Are online prayer meetings genuine spiritual shifts or a response to rising joblessness? Explore the connection between digital faith and unemployment.
It’s 2am and Ghana should be asleep, except a few nocturnal creatures plying their trade as fleshmongers, internet romance scammers, and armed robbers.
There are also troubled souls bogged down by the harsh realities of life, and have resigned to sleeplessness as a natural remedy to unemployment, poverty, and house rent arrears.
On the other side, Christians, pseudochristians and gentle free-spirits are praying before laptops, tablets, and smartphones with millions around the world, forming digital congregations scattered on church online prayer platforms.
Mercy for internet data
They stay up deep into the night, sometimes till daybreak, beseeching the Heavens to intervene in the many troubles of people who seem to be paying a punitive price for mere existence.
If you stumbled onto any of these prayer platforms without invitation, you might think participants had borrowed the symptoms of other people’s problems for God’s attention.
From marriage troubles to breakthroughs in employment, a digital God is submerged in a sea of prayer requests for answers, as they speak in various tongues and posh English to seek material favours from realms unknown to men of little faith.
The energy is infectious, and they don’t get tired.
There is a clear structure to the format of proceedings, but it gets noisy, almost cacophonous, as participants slug it out to outpray one another, to get the better part of the Holy Spirit.
Topic by topic, prayer points are tabled for corporate intercession, spiritual fortification and power to conquer the enemy.
Next on the agenda is testimony time, where participants share how God came through for them.
One by one, those exhausted leave the meeting, often without permission.
They retire to their various businesses and meet online the next day to pray.
When prayer is offline, it is expected that patrons of these digital prayer camps are working online as corporate people, business associates, teachers or students.
However, for many, these digital churches are their places of employment.
They stay on for hours because they have no job to go to. When they go offline, their lives are also offline.
They sign on to these digital churches to pray away, fellowship or just keep hope alive.
From Alpha Hour to Jerry Eze’s New Season Prophetic Prayers, and other denominational prayer lines, youthful and intelligent minds have made a whole new religion of ‘digital prayer’.
The discharge of energy and spiritual adrenaline seems to have replaced enterprise and real work.
What God cannot do
On these prayer lines, they are told that what God cannot do does not exist.
The reality, however, is that unemployment exists, and God cannot do it until somebody is prepared to offer a job seeker a job.
In all his omniscient omnipresence and never-ending mercies, God has a poor record of sending job alerts from the computers in Heaven to prayer lines; He has put men in charge of these things on earth, and they require a good CV, not prayer transcripts, to give you one.
A year ago, I resolved to sign on to a few of these digital prayer platforms when my goddaughter in Ghana embarked on an aggressive job search after university.
I worried that she was awake any time I went online to check on happenings in Ghana.
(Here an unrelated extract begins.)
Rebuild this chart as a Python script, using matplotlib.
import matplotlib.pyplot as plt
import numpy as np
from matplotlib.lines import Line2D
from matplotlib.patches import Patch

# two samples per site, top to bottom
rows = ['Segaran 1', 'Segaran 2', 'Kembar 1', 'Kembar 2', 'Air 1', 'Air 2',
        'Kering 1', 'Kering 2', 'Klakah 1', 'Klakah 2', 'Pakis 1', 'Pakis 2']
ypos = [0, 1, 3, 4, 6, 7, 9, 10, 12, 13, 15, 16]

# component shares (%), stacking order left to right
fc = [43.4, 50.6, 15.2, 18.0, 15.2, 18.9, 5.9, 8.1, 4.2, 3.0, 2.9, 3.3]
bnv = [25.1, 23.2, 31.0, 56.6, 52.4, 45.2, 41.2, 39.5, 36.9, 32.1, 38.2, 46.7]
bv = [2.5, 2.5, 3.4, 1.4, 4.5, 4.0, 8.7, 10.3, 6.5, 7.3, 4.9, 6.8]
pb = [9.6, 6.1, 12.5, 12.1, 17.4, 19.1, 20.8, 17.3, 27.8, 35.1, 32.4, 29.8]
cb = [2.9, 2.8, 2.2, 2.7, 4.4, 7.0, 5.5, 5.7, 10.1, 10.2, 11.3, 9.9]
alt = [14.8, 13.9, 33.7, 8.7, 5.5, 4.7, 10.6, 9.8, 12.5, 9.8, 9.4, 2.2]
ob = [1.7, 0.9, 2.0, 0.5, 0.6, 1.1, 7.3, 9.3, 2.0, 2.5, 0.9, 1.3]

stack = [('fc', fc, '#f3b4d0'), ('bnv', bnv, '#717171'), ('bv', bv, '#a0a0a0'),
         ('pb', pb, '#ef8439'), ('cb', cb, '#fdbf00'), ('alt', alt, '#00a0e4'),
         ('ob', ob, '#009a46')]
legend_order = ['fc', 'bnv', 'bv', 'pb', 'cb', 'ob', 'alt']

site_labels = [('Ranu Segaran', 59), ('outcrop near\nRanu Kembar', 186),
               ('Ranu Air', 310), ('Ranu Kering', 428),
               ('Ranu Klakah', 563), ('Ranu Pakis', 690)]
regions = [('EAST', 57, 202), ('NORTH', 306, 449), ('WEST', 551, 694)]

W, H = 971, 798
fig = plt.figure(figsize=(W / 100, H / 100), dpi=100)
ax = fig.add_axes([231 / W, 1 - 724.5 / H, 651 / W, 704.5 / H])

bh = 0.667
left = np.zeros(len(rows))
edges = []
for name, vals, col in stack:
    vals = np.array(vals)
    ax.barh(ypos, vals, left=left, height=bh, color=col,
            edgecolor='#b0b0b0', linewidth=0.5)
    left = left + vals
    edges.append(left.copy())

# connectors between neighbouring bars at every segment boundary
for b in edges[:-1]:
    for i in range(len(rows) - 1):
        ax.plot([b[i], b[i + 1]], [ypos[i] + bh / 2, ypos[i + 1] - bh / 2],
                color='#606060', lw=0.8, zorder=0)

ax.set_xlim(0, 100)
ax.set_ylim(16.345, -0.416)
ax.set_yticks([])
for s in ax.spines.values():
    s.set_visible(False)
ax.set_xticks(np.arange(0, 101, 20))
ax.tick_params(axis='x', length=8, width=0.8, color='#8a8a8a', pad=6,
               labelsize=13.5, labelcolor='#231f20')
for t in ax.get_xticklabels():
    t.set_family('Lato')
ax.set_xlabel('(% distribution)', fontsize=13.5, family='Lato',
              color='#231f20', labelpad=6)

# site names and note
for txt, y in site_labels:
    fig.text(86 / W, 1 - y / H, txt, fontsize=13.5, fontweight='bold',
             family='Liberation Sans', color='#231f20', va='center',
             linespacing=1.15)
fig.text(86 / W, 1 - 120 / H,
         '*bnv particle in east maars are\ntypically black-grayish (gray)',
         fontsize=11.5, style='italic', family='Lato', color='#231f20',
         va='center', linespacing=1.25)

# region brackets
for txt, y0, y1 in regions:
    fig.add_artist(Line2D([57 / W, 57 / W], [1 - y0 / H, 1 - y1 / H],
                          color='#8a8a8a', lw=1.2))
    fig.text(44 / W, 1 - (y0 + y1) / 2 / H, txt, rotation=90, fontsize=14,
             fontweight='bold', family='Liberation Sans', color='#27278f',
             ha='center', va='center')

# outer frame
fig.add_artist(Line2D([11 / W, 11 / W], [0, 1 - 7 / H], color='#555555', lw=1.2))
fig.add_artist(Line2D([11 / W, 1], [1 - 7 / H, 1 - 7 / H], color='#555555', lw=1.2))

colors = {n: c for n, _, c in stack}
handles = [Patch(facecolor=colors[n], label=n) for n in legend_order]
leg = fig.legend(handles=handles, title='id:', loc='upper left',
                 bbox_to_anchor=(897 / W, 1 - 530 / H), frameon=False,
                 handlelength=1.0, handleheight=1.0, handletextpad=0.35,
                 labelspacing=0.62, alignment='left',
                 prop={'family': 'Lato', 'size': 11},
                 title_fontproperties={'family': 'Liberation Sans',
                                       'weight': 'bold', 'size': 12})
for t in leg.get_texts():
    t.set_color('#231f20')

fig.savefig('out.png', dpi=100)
The five-hour time difference between Canada and Ghana meant I expected her to be asleep when I was online in the wee hours. She had been praying online for jobs, and her parents had been alarmed at her sudden loss of weight due to the many hours she spent praying, shouting at the highest decibels.
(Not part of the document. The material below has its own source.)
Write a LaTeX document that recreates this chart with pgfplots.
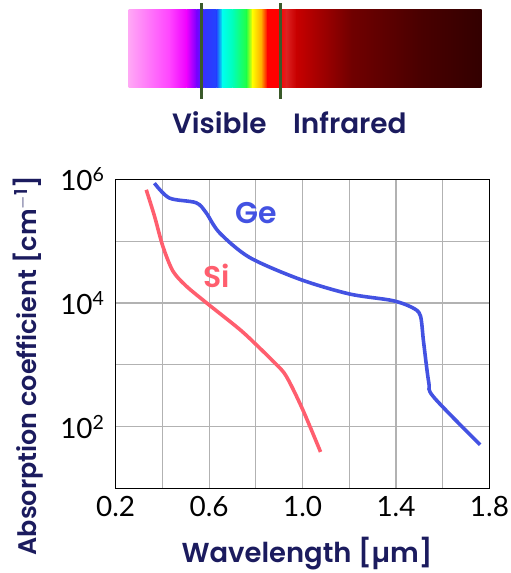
\documentclass[border=0pt]{standalone}
\usepackage{fontspec}
\usepackage{pgfplots}
\pgfplotsset{compat=1.18}
\setmainfont{Poppins}[BoldFont={Poppins SemiBold}]
\newfontfamily\ticks{Lato}
\definecolor{navy}{HTML}{1B1B5E}
\definecolor{geblue}{HTML}{4352E2}
\definecolor{sired}{HTML}{FF5E6E}
\definecolor{bargreen}{HTML}{3A5A2A}
\begin{document}
\begin{tikzpicture}[x=1pt,y=1pt]
\path (0,0) rectangle (512,573);
% spectrum bar (y up: Y = 573 - pixel row)
\def\seg#1#2#3#4{\shade[left color=#3,right color=#4] (#1,485) rectangle (#2,563);}
\definecolor{c1}{HTML}{FFA8F5}\definecolor{c2}{HTML}{FF44FF}
\definecolor{c3}{HTML}{EE00FF}\definecolor{c4}{HTML}{7700FF}
\definecolor{c5}{HTML}{3333FF}\definecolor{c6}{HTML}{2244FF}
\definecolor{c7}{HTML}{00FFEE}\definecolor{c8}{HTML}{00FFBB}
\definecolor{c9}{HTML}{22FF44}\definecolor{c10}{HTML}{FFFF00}
\definecolor{c11}{HTML}{FFAA00}\definecolor{c12}{HTML}{FF0000}
\definecolor{c13}{HTML}{DD2222}\definecolor{c14}{HTML}{C80000}
\definecolor{c15}{HTML}{700000}\definecolor{c16}{HTML}{4A0000}
\definecolor{c17}{HTML}{330000}
\seg{129}{170.3}{c1}{c2}
\seg{170}{187.3}{c2}{c3}
\seg{187}{197.3}{c3}{c4}
\seg{197}{205.3}{c4}{c5}
\seg{205}{217.3}{c5}{c6}
\seg{217}{223.3}{c6}{c7}
\seg{223}{233.3}{c7}{c8}
\seg{233}{247.3}{c8}{c9}
\seg{247}{253.3}{c9}{c10}
\seg{253}{262.3}{c10}{c11}
\seg{262}{268.3}{c11}{c12}
\seg{268}{280.3}{c12}{c12}
\seg{280}{287.3}{c12}{c13}
\seg{287}{297.3}{c13}{c14}
\seg{297}{353.3}{c14}{c15}
\seg{353}{420.3}{c15}{c16}
\seg{420}{483}{c16}{c17}
\draw[bargreen,line width=2.8pt] (202.3,474) -- (202.3,570);
\draw[bargreen,line width=2.8pt] (281.7,474) -- (281.7,570);
\node[navy,font=\fontsize{28}{30}\selectfont\bfseries] at (220,450) {Visible};
\node[navy,font=\fontsize{28}{30}\selectfont\bfseries] at (351,450) {Infrared};
\begin{axis}[
  at={(116pt,83pt)}, anchor=south west,
  width=375pt, height=310pt, scale only axis,
  xmin=0.2, xmax=1.8,
  ymode=log, ymin=10, ymax=1e6,
  xtick={0.2,0.6,1.0,1.4,1.8},
  xticklabels={0.2,0.6,1.0,1.4,1.8},
  minor xtick={0.4,0.8,1.2,1.6},
  ytick={100,10000,1000000},
  yticklabels={10\textsuperscript{2},10\textsuperscript{4},10\textsuperscript{6}},
  minor ytick={10,1000,100000},
  grid=both,
  major grid style={line width=1.2pt,color=black!30},
  minor grid style={line width=1.2pt,color=black!30},
  major tick length=0pt, minor tick length=0pt,
  axis line style={line width=1.5pt,black},
  tick label style={font=\fontsize{28}{30}\selectfont\ticks, inner sep=0pt},
  xticklabel style={yshift=-8pt},
  yticklabel style={xshift=-11pt},
  clip=false,
]
% Ge
\addplot[geblue, line width=3.6pt, smooth, tension=0.5] coordinates {
  (0.366,8.7e5) (0.43,5.0e5) (0.544,4.2e5) (0.587,2.9e5) (0.644,1.38e5)
  (0.772,5.5e4) (0.985,2.45e4) (1.198,1.41e4) (1.383,1.1e4) (1.468,8.5e3)
  (1.504,6.3e3) (1.518,2.34e3) (1.54,525) (1.561,302) (1.76,51)
};
% Si
\addplot[sired, line width=3.6pt, smooth, tension=0.5] coordinates {
  (0.331,6.8e5) (0.366,2.57e5) (0.402,8.3e4) (0.445,3.3e4) (0.501,1.9e4)
  (0.587,1.02e4) (0.729,3.8e3) (0.80,2.15e3) (0.871,1.17e3) (0.928,676)
  (0.999,195) (1.077,39)
};
\end{axis}
\node[geblue,font=\fontsize{30}{32}\selectfont\bfseries] at (257,359) {Ge};
\node[sired,font=\fontsize{30}{32}\selectfont\bfseries] at (217,296) {Si};
\node[navy,rotate=90,font=\fontsize{25.5}{27}\selectfont\bfseries] at (28,206) {Absorption coefficient [cm\textsuperscript{$-$1}]};
\node[navy,font=\fontsize{27.5}{29}\selectfont\bfseries] at (308,18) {Wavelength [µm]};
\end{tikzpicture}
\end{document}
Her sister, with whom she shared a room, had also complained about the ordeal, which made sleep difficult for her.
She worried that her sister had become an online zombie.
The few times I referred her to some friends for a job, she showed up poorly prepared and tired from the morning’s prayer drill.
While her spirit life may have been reinvigorated with heavy doses of constant communion with God, her CV did not vindicate the monetary value of internet data expended on her digital prayer life.
Her prospective employer reported that while it is understandable that a new graduate might not have relevant job experience, very serious candidates did more than pray.
He narrated the exemplary story of a job seeker who had started a small liquid soap business, refining her grandmother’s recipe to produce her own detergent for plates and utensils. I wish my goddaughter was this smart.
Prayer revolution
Whenever I am online, either listening to sermons or praying on my church’s online platform, I worry about the temptation of falling into ‘overchurching’ or substituting real Koinonia (fellowship with fellow Christians) with a superficial digital experience.
I also worry that while I am online, praying amiss or ‘amass’ into the night, my compatriots in China and South Korea would be coming forth with an ungraded version of the latest electric car, or another smartphone.
I worry about Africa’s place in Robotisation, the fourth industrial revolution, where robots and IT regulate human life.
The earlier revolutions (mechanisation, mass production and automation) didn’t give us much. We might have been praying while they worked.
True, Koanonia is different from what the church used to be in those days.
Things have changed, and the way we do church must reflect the zeitgeist of the internet age.
Miracles are performed online, just as tithes and offerings are paid electronically.
Today, nearly every aspect of our lives is online, and the church cannot afford to pray offline.
So, we have to pray, but not just to make it today, as musician MC Hammer had hoped.
We have to pray–both online and offline–to make it beyond church and prepare to lead the next industrial revolution, not a prayer revolution.